AVAILABLE DATA »
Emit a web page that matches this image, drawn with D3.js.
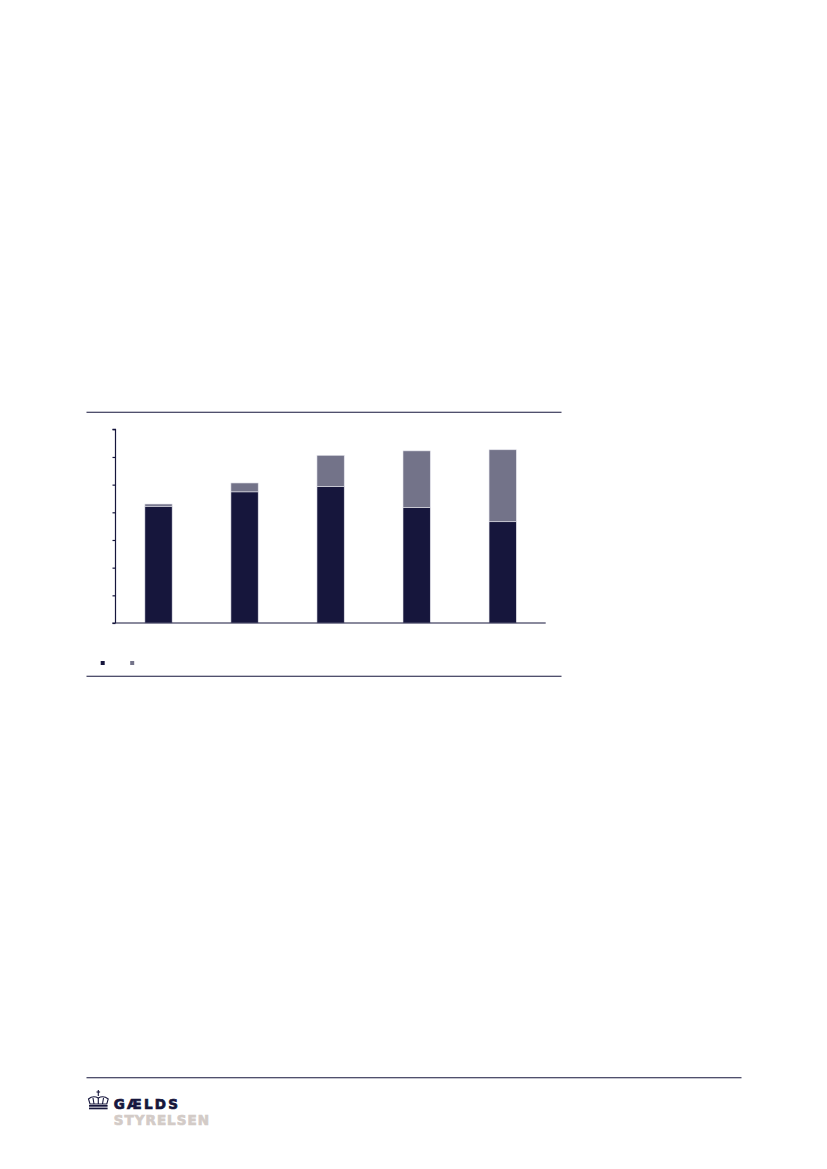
<!DOCTYPE html>
<html>
<head>
<meta charset="utf-8">
<script src="https://cdn.jsdelivr.net/npm/d3@7"></script>
<style>
  html, body { margin: 0; padding: 0; background: #ffffff; }
  svg { display: block; }
</style>
</head>
<body>
<svg id="page" width="827" height="1169"></svg>
<script>
// ---- data ----
const categories = ["2019", "2020", "2021", "2022", "2023"];
const seriesNames = ["Serie 1", "Serie 2"];
const darkValues = [211, 237, 247, 209, 183];
const lightValues = [4, 16, 56, 102, 130];
const yTicks = [0, 50, 100, 150, 200, 250, 300, 350];
const logoLines = ["GÆLDS", "STYRELSEN"];

const colors = ["#16163c", "#737389"];
const navy = "#16163c";
const logoColors = [navy, "#d3cbc7"];

const svg = d3.select("#page");

// horizontal rules framing the chart
svg.append("line").attr("x1", 86.5).attr("x2", 561.5).attr("y1", 412.3).attr("y2", 412.3)
  .attr("stroke", navy).attr("stroke-width", 1.1);
svg.append("line").attr("x1", 86.5).attr("x2", 561.5).attr("y1", 676.3).attr("y2", 676.3)
  .attr("stroke", navy).attr("stroke-width", 1.1);

// plot area
const x0 = 115.5, x1 = 545.7, yBottom = 623, yTop = 429.3;
const x = d3.scaleBand().domain(categories).range([x0, x1]).paddingInner(0.683).paddingOuter(0.3415);
const y = d3.scaleLinear().domain([0, 350]).range([yBottom, yTop]);

const rows = categories.map((c, i) => ({ cat: c, s0: darkValues[i], s1: lightValues[i] }));
const stack = d3.stack().keys(["s0", "s1"])(rows);

const g = svg.append("g");
g.selectAll("g.layer").data(stack).join("g")
  .attr("class", "layer")
  .attr("fill", (d, i) => colors[i])
  .selectAll("rect").data(d => d).join("rect")
  .attr("x", d => x(d.data.cat))
  .attr("width", x.bandwidth())
  .attr("y", d => y(d[1]))
  .attr("height", d => y(d[0]) - y(d[1]))
  .attr("stroke", "#e4e4ec")
  .attr("stroke-width", 0.6);

// y axis (ticks, no labels)
const yAxis = d3.axisLeft(y).tickValues(yTicks).tickSize(3).tickFormat("");
const ya = svg.append("g").attr("transform", `translate(${x0},0)`).call(yAxis);
ya.select(".domain").attr("stroke", navy).attr("stroke-width", 1.2).attr("d", `M-3,${yTop}H0V${yBottom}`);
ya.selectAll(".tick line").attr("stroke", navy).attr("stroke-width", 1.2);

// x axis baseline
svg.append("line").attr("x1", 112.3).attr("x2", x1).attr("y1", yBottom).attr("y2", yBottom)
  .attr("stroke", navy).attr("stroke-width", 1.2);

// legend swatches
const legendX = [100.7, 130.2];
svg.selectAll("rect.legend").data(seriesNames).join("rect")
  .attr("class", "legend")
  .attr("x", (d, i) => legendX[i]).attr("y", 661)
  .attr("width", 4).attr("height", 4)
  .attr("fill", (d, i) => colors[i]);

// footer rule
svg.append("line").attr("x1", 86.5).attr("x2", 741.5).attr("y1", 1077.8).attr("y2", 1077.8)
  .attr("stroke", navy).attr("stroke-width", 1.1);

// logo: crown
const crown = svg.append("g").attr("fill", "none").attr("stroke", navy).attr("stroke-width", 1.1);
crown.append("line").attr("x1", 98.3).attr("x2", 98.3).attr("y1", 1090).attr("y2", 1096);
crown.append("line").attr("x1", 96.5).attr("x2", 100.1).attr("y1", 1092).attr("y2", 1092);
crown.append("path").attr("d", "M88.5,1099 Q93,1095 98.3,1098 Q103.5,1095 108.2,1099 L106.8,1104 L90,1104 Z");
crown.append("path").attr("d", "M93,1098 L94,1104 M98.3,1098 L98.3,1104 M103.5,1098 L102.5,1104");
svg.append("rect").attr("x", 89).attr("y", 1105).attr("width", 18.6).attr("height", 1.7).attr("fill", navy);
svg.append("rect").attr("x", 89).attr("y", 1107.6).attr("width", 18.6).attr("height", 1.7).attr("fill", navy);

// logo: text (two lines)
svg.selectAll("text.logo").data(logoLines).join("text")
  .attr("class", "logo")
  .attr("font-family", "DejaVu Sans").attr("font-weight", "bold").attr("font-size", 13.5)
  .attr("x", 113.8)
  .attr("y", (d, i) => i === 0 ? 1108.8 : 1124.7)
  .attr("letter-spacing", (d, i) => i === 0 ? 2.2 : 1.0)
  .attr("fill", (d, i) => logoColors[i])
  .attr("stroke", (d, i) => logoColors[i])
  .attr("stroke-width", 0.7)
  .text(d => d);
</script>
</body>
</html>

GIVEN TASK » Reproduce every line of the listing above in which the string "page" appears.

SOLUTION »
Emit a web page that matches this image, drawn with D3.js.
<svg id="page" width="827" height="1169"></svg>
const svg = d3.select("#page");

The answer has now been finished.